=== DATA EXCERPT ===

----

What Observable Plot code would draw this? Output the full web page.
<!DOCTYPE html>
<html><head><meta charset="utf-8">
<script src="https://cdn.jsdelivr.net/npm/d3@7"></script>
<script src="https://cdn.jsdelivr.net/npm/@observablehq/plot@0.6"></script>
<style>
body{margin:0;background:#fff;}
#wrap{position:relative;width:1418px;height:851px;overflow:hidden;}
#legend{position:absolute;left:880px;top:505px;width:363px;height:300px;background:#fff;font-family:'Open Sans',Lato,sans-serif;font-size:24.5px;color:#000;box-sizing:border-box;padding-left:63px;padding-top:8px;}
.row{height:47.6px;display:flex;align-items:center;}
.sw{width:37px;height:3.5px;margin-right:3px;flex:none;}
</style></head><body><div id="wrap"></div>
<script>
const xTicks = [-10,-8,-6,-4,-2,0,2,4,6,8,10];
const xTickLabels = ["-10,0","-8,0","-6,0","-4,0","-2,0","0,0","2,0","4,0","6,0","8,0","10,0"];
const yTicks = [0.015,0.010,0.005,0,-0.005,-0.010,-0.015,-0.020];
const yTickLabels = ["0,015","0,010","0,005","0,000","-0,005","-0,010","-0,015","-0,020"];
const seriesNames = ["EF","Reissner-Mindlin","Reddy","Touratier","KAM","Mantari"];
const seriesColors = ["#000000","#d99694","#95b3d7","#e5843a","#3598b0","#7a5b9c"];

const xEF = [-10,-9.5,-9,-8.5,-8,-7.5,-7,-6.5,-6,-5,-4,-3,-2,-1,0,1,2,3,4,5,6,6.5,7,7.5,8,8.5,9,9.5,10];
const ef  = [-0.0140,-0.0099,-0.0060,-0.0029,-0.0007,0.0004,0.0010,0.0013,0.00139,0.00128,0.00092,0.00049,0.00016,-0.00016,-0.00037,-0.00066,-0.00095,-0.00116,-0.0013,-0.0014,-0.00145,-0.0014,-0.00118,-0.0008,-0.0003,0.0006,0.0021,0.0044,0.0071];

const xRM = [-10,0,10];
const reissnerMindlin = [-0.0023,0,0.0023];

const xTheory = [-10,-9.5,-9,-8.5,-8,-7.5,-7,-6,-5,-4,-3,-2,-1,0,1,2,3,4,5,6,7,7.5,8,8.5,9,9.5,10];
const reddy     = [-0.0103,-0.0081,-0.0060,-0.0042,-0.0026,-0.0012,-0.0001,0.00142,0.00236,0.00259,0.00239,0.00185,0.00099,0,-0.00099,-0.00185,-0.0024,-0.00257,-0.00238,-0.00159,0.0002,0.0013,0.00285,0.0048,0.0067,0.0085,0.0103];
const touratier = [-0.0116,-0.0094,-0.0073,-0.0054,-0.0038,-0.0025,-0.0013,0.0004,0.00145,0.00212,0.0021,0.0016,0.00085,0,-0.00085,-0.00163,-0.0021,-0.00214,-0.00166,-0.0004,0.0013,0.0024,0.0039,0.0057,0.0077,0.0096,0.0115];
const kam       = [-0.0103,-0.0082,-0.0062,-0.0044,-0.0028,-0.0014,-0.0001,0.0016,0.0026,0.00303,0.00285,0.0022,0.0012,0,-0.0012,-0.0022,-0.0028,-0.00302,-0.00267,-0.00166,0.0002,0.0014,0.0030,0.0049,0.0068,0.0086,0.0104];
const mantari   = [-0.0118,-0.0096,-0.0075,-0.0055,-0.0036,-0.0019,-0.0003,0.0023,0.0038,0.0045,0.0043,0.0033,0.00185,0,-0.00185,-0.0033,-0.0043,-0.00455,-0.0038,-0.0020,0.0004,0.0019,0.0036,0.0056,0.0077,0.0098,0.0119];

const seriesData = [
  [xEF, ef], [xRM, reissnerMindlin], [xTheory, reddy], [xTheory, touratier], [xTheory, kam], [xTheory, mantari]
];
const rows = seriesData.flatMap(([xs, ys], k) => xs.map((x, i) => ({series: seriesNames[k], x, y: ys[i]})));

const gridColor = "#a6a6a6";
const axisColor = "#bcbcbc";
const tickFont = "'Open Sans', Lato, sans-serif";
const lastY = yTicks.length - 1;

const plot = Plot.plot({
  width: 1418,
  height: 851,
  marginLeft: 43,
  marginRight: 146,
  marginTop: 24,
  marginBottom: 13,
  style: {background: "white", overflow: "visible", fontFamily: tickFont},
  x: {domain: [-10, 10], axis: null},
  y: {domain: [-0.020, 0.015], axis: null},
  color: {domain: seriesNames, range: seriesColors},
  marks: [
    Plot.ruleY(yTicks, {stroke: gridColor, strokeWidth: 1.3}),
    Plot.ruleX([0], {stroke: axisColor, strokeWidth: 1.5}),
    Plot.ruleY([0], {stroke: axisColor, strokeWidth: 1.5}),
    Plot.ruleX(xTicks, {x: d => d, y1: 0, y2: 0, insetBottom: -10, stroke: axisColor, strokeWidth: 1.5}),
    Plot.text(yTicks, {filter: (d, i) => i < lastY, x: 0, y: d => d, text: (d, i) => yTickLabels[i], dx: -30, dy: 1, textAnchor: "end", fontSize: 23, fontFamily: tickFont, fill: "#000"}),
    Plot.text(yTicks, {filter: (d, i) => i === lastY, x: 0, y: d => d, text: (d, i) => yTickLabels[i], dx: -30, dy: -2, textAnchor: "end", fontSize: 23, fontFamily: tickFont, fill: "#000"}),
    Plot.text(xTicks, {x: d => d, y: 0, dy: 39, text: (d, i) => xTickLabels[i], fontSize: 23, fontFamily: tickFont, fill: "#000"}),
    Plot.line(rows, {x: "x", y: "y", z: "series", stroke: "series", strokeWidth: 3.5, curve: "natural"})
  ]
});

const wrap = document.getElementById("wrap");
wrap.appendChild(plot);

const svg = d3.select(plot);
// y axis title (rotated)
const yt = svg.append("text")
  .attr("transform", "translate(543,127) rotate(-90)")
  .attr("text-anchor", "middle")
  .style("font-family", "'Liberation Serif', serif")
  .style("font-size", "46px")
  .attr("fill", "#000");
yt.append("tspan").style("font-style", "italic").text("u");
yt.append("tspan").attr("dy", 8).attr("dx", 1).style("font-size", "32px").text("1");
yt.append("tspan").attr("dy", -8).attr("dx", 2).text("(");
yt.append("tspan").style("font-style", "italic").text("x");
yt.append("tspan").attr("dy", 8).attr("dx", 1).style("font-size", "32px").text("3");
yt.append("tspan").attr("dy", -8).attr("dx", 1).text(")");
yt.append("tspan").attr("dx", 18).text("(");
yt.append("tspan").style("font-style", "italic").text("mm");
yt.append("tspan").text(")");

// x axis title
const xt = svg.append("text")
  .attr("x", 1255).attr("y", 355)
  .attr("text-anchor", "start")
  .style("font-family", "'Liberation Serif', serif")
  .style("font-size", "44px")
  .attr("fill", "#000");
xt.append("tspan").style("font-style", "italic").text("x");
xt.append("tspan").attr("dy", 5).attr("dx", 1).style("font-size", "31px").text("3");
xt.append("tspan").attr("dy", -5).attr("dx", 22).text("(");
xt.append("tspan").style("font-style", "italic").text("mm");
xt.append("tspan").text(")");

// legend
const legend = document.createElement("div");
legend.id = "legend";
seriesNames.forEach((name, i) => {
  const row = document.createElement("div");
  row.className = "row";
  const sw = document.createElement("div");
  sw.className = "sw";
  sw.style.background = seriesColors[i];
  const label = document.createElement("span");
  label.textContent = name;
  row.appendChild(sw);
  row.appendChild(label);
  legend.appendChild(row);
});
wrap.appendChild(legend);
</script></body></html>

----

=== THE TASK ===
Make an exact copy of every line in the data.

=== RESULT ===
What Observable Plot code would draw this? Output the full web page.
<!DOCTYPE html>
<html><head><meta charset="utf-8">
<script src="https://cdn.jsdelivr.net/npm/d3@7"></script>
<script src="https://cdn.jsdelivr.net/npm/@observablehq/plot@0.6"></script>
<style>
body{margin:0;background:#fff;}
#wrap{position:relative;width:1418px;height:851px;overflow:hidden;}
#legend{position:absolute;left:880px;top:505px;width:363px;height:300px;background:#fff;font-family:'Open Sans',Lato,sans-serif;font-size:24.5px;color:#000;box-sizing:border-box;padding-left:63px;padding-top:8px;}
.row{height:47.6px;display:flex;align-items:center;}
.sw{width:37px;height:3.5px;margin-right:3px;flex:none;}
</style></head><body><div id="wrap"></div>
<script>
const xTicks = [-10,-8,-6,-4,-2,0,2,4,6,8,10];
const xTickLabels = ["-10,0","-8,0","-6,0","-4,0","-2,0","0,0","2,0","4,0","6,0","8,0","10,0"];
const yTicks = [0.015,0.010,0.005,0,-0.005,-0.010,-0.015,-0.020];
const yTickLabels = ["0,015","0,010","0,005","0,000","-0,005","-0,010","-0,015","-0,020"];
const seriesNames = ["EF","Reissner-Mindlin","Reddy","Touratier","KAM","Mantari"];
const seriesColors = ["#000000","#d99694","#95b3d7","#e5843a","#3598b0","#7a5b9c"];

const xEF = [-10,-9.5,-9,-8.5,-8,-7.5,-7,-6.5,-6,-5,-4,-3,-2,-1,0,1,2,3,4,5,6,6.5,7,7.5,8,8.5,9,9.5,10];
const ef  = [-0.0140,-0.0099,-0.0060,-0.0029,-0.0007,0.0004,0.0010,0.0013,0.00139,0.00128,0.00092,0.00049,0.00016,-0.00016,-0.00037,-0.00066,-0.00095,-0.00116,-0.0013,-0.0014,-0.00145,-0.0014,-0.00118,-0.0008,-0.0003,0.0006,0.0021,0.0044,0.0071];

const xRM = [-10,0,10];
const reissnerMindlin = [-0.0023,0,0.0023];

const xTheory = [-10,-9.5,-9,-8.5,-8,-7.5,-7,-6,-5,-4,-3,-2,-1,0,1,2,3,4,5,6,7,7.5,8,8.5,9,9.5,10];
const reddy     = [-0.0103,-0.0081,-0.0060,-0.0042,-0.0026,-0.0012,-0.0001,0.00142,0.00236,0.00259,0.00239,0.00185,0.00099,0,-0.00099,-0.00185,-0.0024,-0.00257,-0.00238,-0.00159,0.0002,0.0013,0.00285,0.0048,0.0067,0.0085,0.0103];
const touratier = [-0.0116,-0.0094,-0.0073,-0.0054,-0.0038,-0.0025,-0.0013,0.0004,0.00145,0.00212,0.0021,0.0016,0.00085,0,-0.00085,-0.00163,-0.0021,-0.00214,-0.00166,-0.0004,0.0013,0.0024,0.0039,0.0057,0.0077,0.0096,0.0115];
const kam       = [-0.0103,-0.0082,-0.0062,-0.0044,-0.0028,-0.0014,-0.0001,0.0016,0.0026,0.00303,0.00285,0.0022,0.0012,0,-0.0012,-0.0022,-0.0028,-0.00302,-0.00267,-0.00166,0.0002,0.0014,0.0030,0.0049,0.0068,0.0086,0.0104];
const mantari   = [-0.0118,-0.0096,-0.0075,-0.0055,-0.0036,-0.0019,-0.0003,0.0023,0.0038,0.0045,0.0043,0.0033,0.00185,0,-0.00185,-0.0033,-0.0043,-0.00455,-0.0038,-0.0020,0.0004,0.0019,0.0036,0.0056,0.0077,0.0098,0.0119];

const seriesData = [
  [xEF, ef], [xRM, reissnerMindlin], [xTheory, reddy], [xTheory, touratier], [xTheory, kam], [xTheory, mantari]
];
const rows = seriesData.flatMap(([xs, ys], k) => xs.map((x, i) => ({series: seriesNames[k], x, y: ys[i]})));

const gridColor = "#a6a6a6";
const axisColor = "#bcbcbc";
const tickFont = "'Open Sans', Lato, sans-serif";
const lastY = yTicks.length - 1;

const plot = Plot.plot({
  width: 1418,
  height: 851,
  marginLeft: 43,
  marginRight: 146,
  marginTop: 24,
  marginBottom: 13,
  style: {background: "white", overflow: "visible", fontFamily: tickFont},
  x: {domain: [-10, 10], axis: null},
  y: {domain: [-0.020, 0.015], axis: null},
  color: {domain: seriesNames, range: seriesColors},
  marks: [
    Plot.ruleY(yTicks, {stroke: gridColor, strokeWidth: 1.3}),
    Plot.ruleX([0], {stroke: axisColor, strokeWidth: 1.5}),
    Plot.ruleY([0], {stroke: axisColor, strokeWidth: 1.5}),
    Plot.ruleX(xTicks, {x: d => d, y1: 0, y2: 0, insetBottom: -10, stroke: axisColor, strokeWidth: 1.5}),
    Plot.text(yTicks, {filter: (d, i) => i < lastY, x: 0, y: d => d, text: (d, i) => yTickLabels[i], dx: -30, dy: 1, textAnchor: "end", fontSize: 23, fontFamily: tickFont, fill: "#000"}),
    Plot.text(yTicks, {filter: (d, i) => i === lastY, x: 0, y: d => d, text: (d, i) => yTickLabels[i], dx: -30, dy: -2, textAnchor: "end", fontSize: 23, fontFamily: tickFont, fill: "#000"}),
    Plot.text(xTicks, {x: d => d, y: 0, dy: 39, text: (d, i) => xTickLabels[i], fontSize: 23, fontFamily: tickFont, fill: "#000"}),
    Plot.line(rows, {x: "x", y: "y", z: "series", stroke: "series", strokeWidth: 3.5, curve: "natural"})
  ]
});

const wrap = document.getElementById("wrap");
wrap.appendChild(plot);

const svg = d3.select(plot);
// y axis title (rotated)
const yt = svg.append("text")
  .attr("transform", "translate(543,127) rotate(-90)")
  .attr("text-anchor", "middle")
  .style("font-family", "'Liberation Serif', serif")
  .style("font-size", "46px")
  .attr("fill", "#000");
yt.append("tspan").style("font-style", "italic").text("u");
yt.append("tspan").attr("dy", 8).attr("dx", 1).style("font-size", "32px").text("1");
yt.append("tspan").attr("dy", -8).attr("dx", 2).text("(");
yt.append("tspan").style("font-style", "italic").text("x");
yt.append("tspan").attr("dy", 8).attr("dx", 1).style("font-size", "32px").text("3");
yt.append("tspan").attr("dy", -8).attr("dx", 1).text(")");
yt.append("tspan").attr("dx", 18).text("(");
yt.append("tspan").style("font-style", "italic").text("mm");
yt.append("tspan").text(")");

// x axis title
const xt = svg.append("text")
  .attr("x", 1255).attr("y", 355)
  .attr("text-anchor", "start")
  .style("font-family", "'Liberation Serif', serif")
  .style("font-size", "44px")
  .attr("fill", "#000");
xt.append("tspan").style("font-style", "italic").text("x");
xt.append("tspan").attr("dy", 5).attr("dx", 1).style("font-size", "31px").text("3");
xt.append("tspan").attr("dy", -5).attr("dx", 22).text("(");
xt.append("tspan").style("font-style", "italic").text("mm");
xt.append("tspan").text(")");

// legend
const legend = document.createElement("div");
legend.id = "legend";
seriesNames.forEach((name, i) => {
  const row = document.createElement("div");
  row.className = "row";
  const sw = document.createElement("div");
  sw.className = "sw";
  sw.style.background = seriesColors[i];
  const label = document.createElement("span");
  label.textContent = name;
  row.appendChild(sw);
  row.appendChild(label);
  legend.appendChild(row);
});
wrap.appendChild(legend);
</script></body></html>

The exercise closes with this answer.